The pandemic is a factor as is the precarious security situation, but Mozambique’s government has also been widely criticised for seeking to block access to the conflict, both for the media and, to a lesser extent, international humanitarian organisations.
“We face restrictions from [the] government in terms of bringing in supplies and people into Mozambique,” said Jonathan Whittall, the head of analysis for the medical aid group Médecins Sans Frontières (MSF).
The outskirts of Palma were eerily empty. The first group of civilians we saw told us they wanted to leave town on a truck parked nearby.
“We want to leave, because we’re hungry. We’re afraid of al-Shabab, but what can we do? We’ll die here from hunger anyway,” said Rabia Momat. She said the police had blocked the group from leaving.
On the dusty main street, we saw crowds outside several food shops. There were scuffles as police and soldiers tried to block people from entering.
“I’m very, very hungry. I have three days without eating. I’m here [in the queue] but I don’t get nothing,” said a man called Sufo Salimo, who accused the police of trying to extort money from people.
Away from the crowds, I met a group of young men who had recently fled from another nearby village. One spoke of seeing “seven white men” among the insurgents, but others said they’d heard the attackers speaking their local language, and noted that they appeared to know which houses belonged to local officials.
One of the men used his mobile phone to call his father, who was still in hiding in a mangrove forest on the coast, along with about 50 others. Neither man wanted to give me their names.
“We’re trying to reach Palma but it’s not possible yet. We’re afraid al-Shabab will catch us. We have no food here and people are very hungry. We are not safe,” said the father.
Although some food supplies – organised by local businessmen and by aid agencies – are starting to arrive by sea in Palma, many people said the amounts were far too small and that prices for bread and rice had risen by four to six times.

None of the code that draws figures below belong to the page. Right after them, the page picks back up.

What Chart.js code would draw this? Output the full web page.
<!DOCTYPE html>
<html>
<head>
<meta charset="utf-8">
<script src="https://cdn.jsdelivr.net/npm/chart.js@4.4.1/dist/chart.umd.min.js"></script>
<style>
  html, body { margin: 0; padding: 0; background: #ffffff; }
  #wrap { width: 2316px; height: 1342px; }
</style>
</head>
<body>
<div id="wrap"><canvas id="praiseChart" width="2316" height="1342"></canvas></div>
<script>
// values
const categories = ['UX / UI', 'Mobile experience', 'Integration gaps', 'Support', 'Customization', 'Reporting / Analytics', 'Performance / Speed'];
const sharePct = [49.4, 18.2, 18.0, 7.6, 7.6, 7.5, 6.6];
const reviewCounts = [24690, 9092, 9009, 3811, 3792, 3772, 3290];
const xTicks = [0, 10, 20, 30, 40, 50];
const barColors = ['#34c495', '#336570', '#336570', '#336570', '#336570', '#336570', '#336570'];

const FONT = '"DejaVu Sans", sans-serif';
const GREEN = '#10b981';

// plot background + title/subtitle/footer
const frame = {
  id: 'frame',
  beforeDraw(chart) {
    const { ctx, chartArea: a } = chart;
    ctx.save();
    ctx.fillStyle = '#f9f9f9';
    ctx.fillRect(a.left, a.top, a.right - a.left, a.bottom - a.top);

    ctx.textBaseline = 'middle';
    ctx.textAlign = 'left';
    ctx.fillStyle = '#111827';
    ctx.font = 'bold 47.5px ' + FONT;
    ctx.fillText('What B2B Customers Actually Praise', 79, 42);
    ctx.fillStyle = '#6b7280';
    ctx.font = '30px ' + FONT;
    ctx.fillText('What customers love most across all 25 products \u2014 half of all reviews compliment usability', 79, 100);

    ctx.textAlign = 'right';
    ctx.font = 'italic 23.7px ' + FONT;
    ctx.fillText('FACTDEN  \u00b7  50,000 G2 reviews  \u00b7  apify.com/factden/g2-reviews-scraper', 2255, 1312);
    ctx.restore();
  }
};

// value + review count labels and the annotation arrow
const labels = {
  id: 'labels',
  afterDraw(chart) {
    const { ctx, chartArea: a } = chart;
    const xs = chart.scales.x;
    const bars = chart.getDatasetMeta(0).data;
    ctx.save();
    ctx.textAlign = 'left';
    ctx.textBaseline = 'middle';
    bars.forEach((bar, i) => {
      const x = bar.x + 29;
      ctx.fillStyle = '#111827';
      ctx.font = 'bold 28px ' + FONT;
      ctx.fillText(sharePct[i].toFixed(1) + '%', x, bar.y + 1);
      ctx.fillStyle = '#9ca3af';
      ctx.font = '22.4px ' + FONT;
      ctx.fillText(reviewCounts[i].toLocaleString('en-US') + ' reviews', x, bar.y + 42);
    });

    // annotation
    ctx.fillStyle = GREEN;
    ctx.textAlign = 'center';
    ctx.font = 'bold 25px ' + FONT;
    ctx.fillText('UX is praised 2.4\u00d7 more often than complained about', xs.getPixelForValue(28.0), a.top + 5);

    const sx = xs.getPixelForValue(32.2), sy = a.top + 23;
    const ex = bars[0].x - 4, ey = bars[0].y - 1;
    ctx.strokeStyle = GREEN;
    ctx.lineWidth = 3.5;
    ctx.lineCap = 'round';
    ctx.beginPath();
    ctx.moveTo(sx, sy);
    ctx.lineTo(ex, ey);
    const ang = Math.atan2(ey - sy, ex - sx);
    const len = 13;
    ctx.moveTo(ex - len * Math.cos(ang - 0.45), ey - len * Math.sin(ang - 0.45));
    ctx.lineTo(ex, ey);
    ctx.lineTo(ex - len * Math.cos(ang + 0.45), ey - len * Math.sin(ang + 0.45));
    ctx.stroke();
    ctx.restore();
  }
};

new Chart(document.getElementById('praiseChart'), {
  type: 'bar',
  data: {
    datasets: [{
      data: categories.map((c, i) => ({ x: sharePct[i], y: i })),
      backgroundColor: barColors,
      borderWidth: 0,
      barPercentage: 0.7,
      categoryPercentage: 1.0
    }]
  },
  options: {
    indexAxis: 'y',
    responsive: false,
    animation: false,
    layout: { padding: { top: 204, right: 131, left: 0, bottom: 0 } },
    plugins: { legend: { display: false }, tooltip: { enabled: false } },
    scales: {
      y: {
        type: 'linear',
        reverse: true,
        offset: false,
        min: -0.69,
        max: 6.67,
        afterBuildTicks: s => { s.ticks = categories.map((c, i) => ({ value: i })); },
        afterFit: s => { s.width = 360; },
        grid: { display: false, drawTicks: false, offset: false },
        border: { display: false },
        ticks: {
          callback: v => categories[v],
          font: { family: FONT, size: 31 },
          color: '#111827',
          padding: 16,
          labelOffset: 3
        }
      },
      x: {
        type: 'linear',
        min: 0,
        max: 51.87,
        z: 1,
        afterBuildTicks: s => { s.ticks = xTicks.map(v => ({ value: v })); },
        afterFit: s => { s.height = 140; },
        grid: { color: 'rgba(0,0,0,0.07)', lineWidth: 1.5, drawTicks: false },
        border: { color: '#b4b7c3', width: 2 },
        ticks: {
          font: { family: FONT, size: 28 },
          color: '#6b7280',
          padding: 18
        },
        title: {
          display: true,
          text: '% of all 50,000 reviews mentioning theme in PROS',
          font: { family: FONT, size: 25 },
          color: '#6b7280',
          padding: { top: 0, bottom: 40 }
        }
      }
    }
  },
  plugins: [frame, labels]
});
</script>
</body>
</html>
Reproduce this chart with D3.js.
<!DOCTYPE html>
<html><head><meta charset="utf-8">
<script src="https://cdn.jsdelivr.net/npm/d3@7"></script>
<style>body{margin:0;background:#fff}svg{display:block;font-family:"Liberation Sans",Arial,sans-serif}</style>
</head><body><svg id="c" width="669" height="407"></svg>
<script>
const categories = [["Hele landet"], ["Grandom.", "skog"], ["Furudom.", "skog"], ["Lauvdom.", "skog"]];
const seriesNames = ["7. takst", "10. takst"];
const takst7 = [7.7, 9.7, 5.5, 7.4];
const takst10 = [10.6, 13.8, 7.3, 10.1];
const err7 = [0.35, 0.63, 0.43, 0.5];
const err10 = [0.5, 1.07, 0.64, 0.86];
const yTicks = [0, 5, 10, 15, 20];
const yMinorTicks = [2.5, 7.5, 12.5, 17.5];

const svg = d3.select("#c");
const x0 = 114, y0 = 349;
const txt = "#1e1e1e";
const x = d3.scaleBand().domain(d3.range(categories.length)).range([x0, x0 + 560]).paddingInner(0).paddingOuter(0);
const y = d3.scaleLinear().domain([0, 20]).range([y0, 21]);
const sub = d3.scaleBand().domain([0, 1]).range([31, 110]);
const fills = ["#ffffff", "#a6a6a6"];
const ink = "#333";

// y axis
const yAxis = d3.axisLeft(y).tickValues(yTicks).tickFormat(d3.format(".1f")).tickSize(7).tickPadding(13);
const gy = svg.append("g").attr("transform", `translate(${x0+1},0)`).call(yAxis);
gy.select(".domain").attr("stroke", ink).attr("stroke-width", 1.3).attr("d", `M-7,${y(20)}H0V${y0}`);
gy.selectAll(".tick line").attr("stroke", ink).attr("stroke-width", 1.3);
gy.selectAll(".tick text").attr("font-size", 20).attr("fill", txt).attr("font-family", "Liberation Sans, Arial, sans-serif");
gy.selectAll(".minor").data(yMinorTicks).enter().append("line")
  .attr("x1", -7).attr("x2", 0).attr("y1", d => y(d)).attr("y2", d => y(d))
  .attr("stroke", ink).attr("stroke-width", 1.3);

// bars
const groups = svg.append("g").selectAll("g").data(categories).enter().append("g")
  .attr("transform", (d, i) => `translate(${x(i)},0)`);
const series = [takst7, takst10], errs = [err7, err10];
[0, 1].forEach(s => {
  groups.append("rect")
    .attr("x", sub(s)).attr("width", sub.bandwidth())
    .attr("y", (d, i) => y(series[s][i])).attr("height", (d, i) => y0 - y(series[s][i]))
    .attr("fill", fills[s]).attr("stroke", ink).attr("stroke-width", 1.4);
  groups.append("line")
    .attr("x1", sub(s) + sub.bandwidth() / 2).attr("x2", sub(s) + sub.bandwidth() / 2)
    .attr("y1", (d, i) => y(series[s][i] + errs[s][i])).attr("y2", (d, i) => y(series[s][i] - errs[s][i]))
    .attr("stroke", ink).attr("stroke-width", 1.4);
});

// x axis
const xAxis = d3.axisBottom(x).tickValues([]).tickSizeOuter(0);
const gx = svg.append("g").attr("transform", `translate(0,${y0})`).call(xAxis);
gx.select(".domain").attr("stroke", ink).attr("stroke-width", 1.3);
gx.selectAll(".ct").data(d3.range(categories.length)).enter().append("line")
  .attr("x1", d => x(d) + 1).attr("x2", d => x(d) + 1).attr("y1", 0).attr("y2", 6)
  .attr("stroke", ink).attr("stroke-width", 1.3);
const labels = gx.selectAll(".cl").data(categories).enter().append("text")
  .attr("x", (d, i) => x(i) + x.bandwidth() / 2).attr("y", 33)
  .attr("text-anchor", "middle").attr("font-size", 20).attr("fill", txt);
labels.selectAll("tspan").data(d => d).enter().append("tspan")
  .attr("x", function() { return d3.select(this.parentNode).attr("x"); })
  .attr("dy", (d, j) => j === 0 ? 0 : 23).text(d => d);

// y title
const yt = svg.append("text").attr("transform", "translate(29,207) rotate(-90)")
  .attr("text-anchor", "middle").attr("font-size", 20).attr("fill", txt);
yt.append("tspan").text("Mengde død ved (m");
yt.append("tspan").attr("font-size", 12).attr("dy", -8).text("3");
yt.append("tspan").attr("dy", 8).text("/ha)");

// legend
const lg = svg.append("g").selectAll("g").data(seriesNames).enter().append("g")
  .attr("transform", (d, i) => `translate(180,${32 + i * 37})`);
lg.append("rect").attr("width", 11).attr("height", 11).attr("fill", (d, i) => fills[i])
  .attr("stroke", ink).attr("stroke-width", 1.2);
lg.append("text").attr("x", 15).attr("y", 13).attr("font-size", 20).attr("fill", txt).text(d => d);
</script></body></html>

Several people in Palma told us that they’d seen women and girls being abducted by the militants. Soon after flying back to the regional capital, Pemba, I met many more people with similar stories.
“I saw my daughter trying to run to the boat with two other children. The people from al-Shabab chased them. They took my daughter and many others. Then they set fire to our village,” said Fatima Abdul, 43, who’d escaped by sea late last year and was now living on the beach in Pemba, scavenging for seafood with nothing but a plastic sheet to protect her from the rain storms.
More about Mozambique’s insurgency:
“I’m still trying to find out what happened to my granddaughter. I don’t know if they took her to marry her or to kill her. I’m suffering and I don’t know how to fix things. We are stuck here with nothing. The help we get is not enough,” said Alberto Carlos Said, 67, a fisherman now living in a makeshift camp outside Pemba.
His granddaughter is 14-years-old. His daughter was also seized by al-Shabab, but was released when they discovered she was already pregnant.
“We came here by foot with nothing. We were afraid. We saw al-Shabab killing others with knives. There are many women I know who were abducted. There are many children in the camp here whose mothers were taken,” said Amina Bakar, 68, a weaver from the same village as Alberto Carlos Said.